One week after the hearing, claimant stopped working on the advice of his orthopedist. The orthopedist issued updated reports that initially increased the percentage of claimant's temporary impairment to 100% from his prior assessment of 50%, but then reduced the percentage to 75%. In October 2016, at the request of claimant's counsel, a WCLJ conducted a hearing to determine if claimant's benefit rate should be increased based upon these reports. The WCLJ concluded that it should and awarded benefits at varying rates as follows: (1) for the period August 2, 2016 through August 8, 2016, benefits were awarded at the tentative reduced earnings rate of $125 per week; (2) for the period August 8, 2016 through September 19, 2016, benefits were awarded at the temporary total disability rate of $377 per week; and (3) for the period September 19, 2016 through October 14, 2016 and thereafter, benefits were awarded at the temporary partial disability rate of $282.75 per week. The carrier appealed to the Workers' Compensation Board seeking modification of the WCLJ's decision by reducing the awards from August 8, 2016 forward to the rate of $169.65 per week, a rate corresponding to claimant's 45% loss of wage-earning capacity. The Board modified the WCLJ's decision accordingly, and this appeal by claimant ensued.

Claimant argues that the Board erroneously modified the WCLJ's decision and should have determined the amount of his wage loss benefits after he stopped working based upon the degree of his permanent physical impairment under Workers' Compensation Law § 15 (5-a), taking into consideration the updated reports of his treating orthopedist, rather than basing it on the percentage of his loss of wage-earning capacity under Workers' Compensation Law § 15 (3) (w). Initially, we agree with claimant that wage-earning capacity and loss of wage-earning capacity are distinct concepts.

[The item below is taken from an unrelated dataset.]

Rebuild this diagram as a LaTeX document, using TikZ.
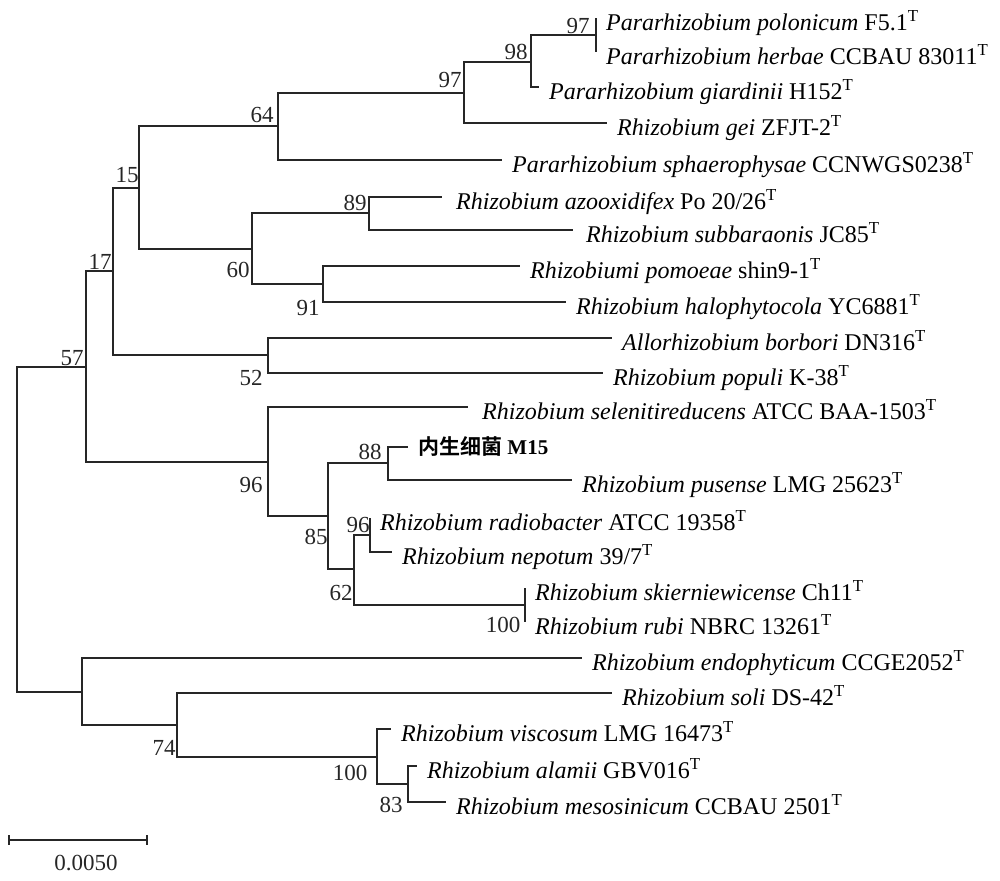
\documentclass[tikz,border=0pt]{standalone}
\usepackage{fontspec}
\setmainfont{Liberation Serif}
\newfontfamily\cjk{Noto Sans CJK SC}[BoldFont={Noto Sans CJK SC Bold}]

\tikzset{
  branch/.style={line width=1.5pt, black!85},
  taxon/.style={anchor=west, inner xsep=10pt, inner ysep=0pt, text height=31pt, text depth=6pt,
    font=\fontsize{24}{27}\selectfont},
  boot/.style={inner sep=0pt, font=\fontsize{23}{25}\selectfont, black!85}
}

\begin{document}
\begin{tikzpicture}[x=1pt, y=-1pt]
\useasboundingbox (0,0) rectangle (1000,880);

% inner nodes of the tree
\coordinate (root) at (17,529);
\coordinate (n57) at (86,367);
\coordinate (n17) at (113,271);
\coordinate (n15) at (139,188);
\coordinate (n64) at (278,126);
\coordinate (n97b) at (464,93);
\coordinate (n98) at (531,62);
\coordinate (n97a) at (596,35);
\coordinate (n60) at (252,249);
\coordinate (n89) at (369,213);
\coordinate (n91) at (323,284);
\coordinate (n52) at (268,355);
\coordinate (n96a) at (268,462);
\coordinate (n85) at (328,516);
\coordinate (n88) at (388,463);
\coordinate (n62) at (354,569);
\coordinate (n96b) at (370,535);
\coordinate (n100b) at (525,605);
\coordinate (nL) at (82,692);
\coordinate (n74) at (177,725);
\coordinate (n100c) at (377,757);
\coordinate (n83) at (408,784);

% taxa
\node[taxon] (polonicum) at (596,18) {\textit{Pararhizobium polonicum} F5.1\textsuperscript{T}};
\node[taxon] (herbae) at (596,52) {\textit{Pararhizobium herbae} CCBAU 83011\textsuperscript{T}};
\node[taxon] (giardinii) at (539,87) {\textit{Pararhizobium giardinii} H152\textsuperscript{T}};
\node[taxon] (gei) at (607,123) {\textit{Rhizobium gei} ZFJT-2\textsuperscript{T}};
\node[taxon] (sphaerophysae) at (502,160) {\textit{Pararhizobium sphaerophysae} CCNWGS0238\textsuperscript{T}};
\node[taxon, inner xsep=14pt] (azooxidifex) at (442,197) {\textit{Rhizobium azooxidifex} Po 20/26\textsuperscript{T}};
\node[taxon, inner xsep=13pt] (subbaraonis) at (573,230) {\textit{Rhizobium subbaraonis} JC85\textsuperscript{T}};
\node[taxon] (pomoeae) at (520,266) {\textit{Rhizobiumi pomoeae} shin9-1\textsuperscript{T}};
\node[taxon] (halophytocola) at (566,302) {\textit{Rhizobium halophytocola} YC6881\textsuperscript{T}};
\node[taxon] (borbori) at (612,338) {\textit{Allorhizobium borbori} DN316\textsuperscript{T}};
\node[taxon] (populi) at (603,373) {\textit{Rhizobium populi} K-38\textsuperscript{T}};
\node[taxon, inner xsep=14pt] (selenitireducens) at (468,407) {\textit{Rhizobium selenitireducens} ATCC BAA-1503\textsuperscript{T}};
\node[taxon, text height=21pt, font=\fontsize{21}{24}\selectfont] (m15) at (408,447) {{\cjk\bfseries 内生细菌} \textbf{M15}};
\node[taxon] (pusense) at (572,480) {\textit{Rhizobium pusense} LMG 25623\textsuperscript{T}};
\node[taxon] (radiobacter) at (370,518) {\textit{Rhizobium radiobacter} ATCC 19358\textsuperscript{T}};
\node[taxon] (nepotum) at (392,552) {\textit{Rhizobium nepotum} 39/7\textsuperscript{T}};
\node[taxon] (skierniewicense) at (525,588) {\textit{Rhizobium skierniewicense} Ch11\textsuperscript{T}};
\node[taxon] (rubi) at (525,622) {\textit{Rhizobium rubi} NBRC 13261\textsuperscript{T}};
\node[taxon] (endophyticum) at (582,658) {\textit{Rhizobium endophyticum} CCGE2052\textsuperscript{T}};
\node[taxon] (soli) at (612,693) {\textit{Rhizobium soli} DS-42\textsuperscript{T}};
\node[taxon] (viscosum) at (391,729) {\textit{Rhizobium viscosum} LMG 16473\textsuperscript{T}};
\node[taxon] (alamii) at (417,766) {\textit{Rhizobium alamii} GBV016\textsuperscript{T}};
\node[taxon] (mesosinicum) at (446,802) {\textit{Rhizobium mesosinicum} CCBAU 2501\textsuperscript{T}};

% branches
\draw[branch] (root) |- (n57);
\draw[branch] (root) |- (nL);
\draw[branch] (n57) |- (n17);
\draw[branch] (n57) |- (n96a);
\draw[branch] (n17) |- (n15);
\draw[branch] (n17) |- (n52);
\draw[branch] (n15) |- (n64);
\draw[branch] (n15) |- (n60);
\draw[branch] (n64) |- (n97b);
\draw[branch] (n64) |- (sphaerophysae.west);
\draw[branch] (n97b) |- (n98);
\draw[branch] (n97b) |- (gei.west);
\draw[branch] (n98) |- (n97a);
\draw[branch] (n98) |- (giardinii.west);
\draw[branch] (n97a) |- (polonicum.west);
\draw[branch] (n97a) |- (herbae.west);
\draw[branch] (n60) |- (n89);
\draw[branch] (n60) |- (n91);
\draw[branch] (n89) |- (azooxidifex.west);
\draw[branch] (n89) |- (subbaraonis.west);
\draw[branch] (n91) |- (pomoeae.west);
\draw[branch] (n91) |- (halophytocola.west);
\draw[branch] (n52) |- (borbori.west);
\draw[branch] (n52) |- (populi.west);
\draw[branch] (n96a) |- (selenitireducens.west);
\draw[branch] (n96a) |- (n85);
\draw[branch] (n85) |- (n88);
\draw[branch] (n85) |- (n62);
\draw[branch] (n88) |- (m15.west);
\draw[branch] (n88) |- (pusense.west);
\draw[branch] (n62) |- (n96b);
\draw[branch] (n62) |- (n100b);
\draw[branch] (n96b) |- (radiobacter.west);
\draw[branch] (n96b) |- (nepotum.west);
\draw[branch] (n100b) |- (skierniewicense.west);
\draw[branch] (n100b) |- (rubi.west);
\draw[branch] (nL) |- (endophyticum.west);
\draw[branch] (nL) |- (n74);
\draw[branch] (n74) |- (soli.west);
\draw[branch] (n74) |- (n100c);
\draw[branch] (n100c) |- (viscosum.west);
\draw[branch] (n100c) |- (n83);
\draw[branch] (n83) |- (alamii.west);
\draw[branch] (n83) |- (mesosinicum.west);

% bootstrap values
\node[boot] (b97a) at (578,26) {97};
\node[boot] (b98) at (516,52) {98};
\node[boot] (b97b) at (450,80) {97};
\node[boot] (b64) at (262,115) {64};
\node[boot] (b15) at (127,175) {15};
\node[boot] (b17) at (100,262) {17};
\node[boot] (b57) at (72,358) {57};
\node[boot] (b89) at (355,203) {89};
\node[boot] (b60) at (238,270) {60};
\node[boot] (b91) at (308,308) {91};
\node[boot] (b52) at (251,378) {52};
\node[boot] (b96a) at (251,485) {96};
\node[boot] (b88) at (370,452) {88};
\node[boot] (b85) at (316,537) {85};
\node[boot] (b96b) at (358,525) {96};
\node[boot] (b62) at (341,593) {62};
\node[boot] (b100b) at (503,625) {100};
\node[boot] (b74) at (164,748) {74};
\node[boot] (b100c) at (350,773) {100};
\node[boot] (b83) at (391,805) {83};

% scale bar
\coordinate (barL) at (9,840);
\coordinate (barR) at (147,840);
\draw[branch] (barL) -- (barR);
\draw[branch] ([yshift=5pt]barL) -- ([yshift=-5pt]barL);
\draw[branch] ([yshift=5pt]barR) -- ([yshift=-5pt]barR);
\node[boot] (barlabel) at (86,863) {0.0050};
\end{tikzpicture}
\end{document}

Wage-earning capacity is used to determine a claimant's rate of compensation taking into consideration the nature of his or her injury and his or her physical impairment (see Workers' Compensation Law § 15

[5-a]; Matter of Rosales v Eugene J. Felice Landscaping, 144 AD3d 1206, 1208-1209 [2016], lv denied 29 NY3d 909 [2017]; Matter of Canales v Pinnacle Foods Group., 117 AD3d 1271, 1273 [2014]) and can fluctuate based upon the claimant's employment status (see Matter of Perez v Bronx Lebanon Hosp. Ctr., 151 AD3d 1159, 1160 [2017]; Matter of Barrett v New York City Dept. of Transp., 147 AD3d 1167, 1168 [2017]). Loss of wage-earning capacity, on the other hand, "'is used at the time of classification to set the maximum number of weeks over which a claimant with a permanent partial disability is entitled to receive benefits'" (Matter of Barrett v New York City Dept. of Transp., 147 AD3d at 1167-1168, quoting Matter of Till v Apex Rehabilitation, 144 AD3d 1231, 1233 [2016], lv denied 29 NY3d 909 [2017]; see Workers' Compensation Law § 15 [3] [w]; Matter of Canales v Pinnacle Foods Group, 117 AD3d at 1274).

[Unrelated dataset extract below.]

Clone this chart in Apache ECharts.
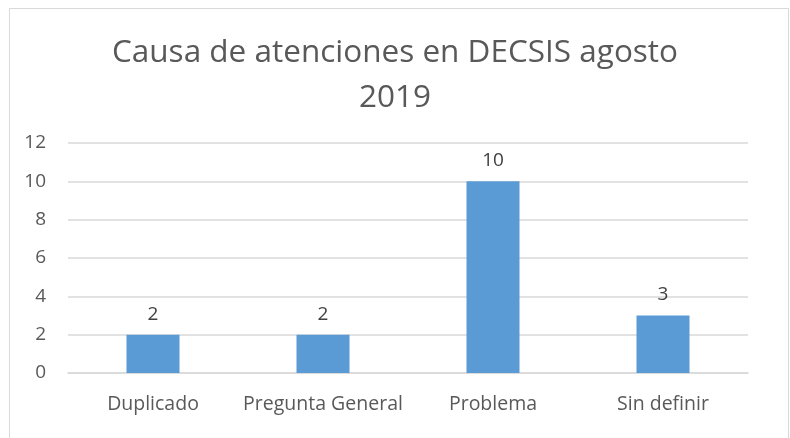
<!DOCTYPE html>
<html>
<head>
<meta charset="utf-8">
<script src="https://cdn.jsdelivr.net/npm/echarts@6/dist/echarts.min.js"></script>
<style>
  html, body { margin: 0; padding: 0; background: #fff; }
  #demo { width: 790px; height: 438px; }
</style>
</head>
<body>
<div id="demo"></div>
<script>
var categories = ['Duplicado', 'Pregunta General', 'Problema', 'Sin definir'];
var values = [2, 2, 10, 3];
var yTicks = [0, 2, 4, 6, 8, 10, 12];

window.onload = function() {
    var myChart = echarts.init(document.getElementById('demo'));
    var font = '"Open Sans", sans-serif';
    var option = {
        backgroundColor: '#fff',
        animation: false,
        title: {
            text: 'Causa de atenciones en DECSIS agosto\n2019',
            left: 'center',
            top: 26,
            textStyle: {
                fontFamily: font,
                fontSize: 31.5,
                fontWeight: 'normal',
                color: '#595959',
                lineHeight: 45
            }
        },
        graphic: [{
            type: 'rect',
            shape: { x: 9.5, y: 8.5, width: 779, height: 440 },
            style: { fill: 'none', stroke: '#d9d9d9', lineWidth: 1 },
            silent: true
        }],
        grid: {
            left: 68,
            right: 42,
            top: 143,
            bottom: 65
        },
        xAxis: {
            type: 'category',
            data: categories,
            axisTick: { show: false },
            axisLine: { lineStyle: { color: '#d9d9d9', width: 1.5 } },
            axisLabel: {
                interval: 0,
                fontFamily: font,
                fontSize: 19.5,
                color: '#595959',
                margin: 21
            }
        },
        yAxis: {
            type: 'value',
            min: yTicks[0],
            max: yTicks[yTicks.length - 1],
            interval: 2,
            axisLine: { show: false },
            axisTick: { show: false },
            splitLine: { lineStyle: { color: '#d9d9d9', width: 1.5 } },
            axisLabel: {
                fontFamily: font,
                fontSize: 19,
                color: '#595959',
                margin: 22
            }
        },
        series: [{
            type: 'bar',
            data: values,
            barWidth: 53,
            itemStyle: { color: '#5b9bd5' },
            label: {
                show: true,
                position: 'top',
                distance: 11,
                fontFamily: font,
                fontSize: 19,
                color: '#404040'
            }
        }]
    };
    myChart.setOption(option);
};
</script>
</body>
</html>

Notwithstanding the foregoing, the parties here entered into a stipulation resolving matters relevant to the issue of permanency that was intended to include the benefit rate to be paid if claimant stopped working following his classification. Otherwise, there would have been no reason for claimant's counsel to inform claimant at the time the stipulation was executed that, in the event he stopped working, he would receive a weekly benefit rate of $169.65 based upon his "45% disability." Significantly, this stipulation was approved by the WCLJ and incorporated into her decision. Accordingly, it is binding on the parties (see 12 NYCRR 300.5 [b] [2]), and there has been no showing of fraud, collusion, mistake or other grounds warranting its invalidation (see Matter of Dukes v Capitol Formation Inc., 213 AD2d 756, 757 [1995], lvs dismissed 86 NY2d 810 [1995], 87 NY2d 891 [1995]). Therefore, we find no reason to disturb the Board's decision.

Devine, J.P., Clark, Mulvey and Pritzker, JJ., concur.

ORDERED that the decision is affirmed, without costs.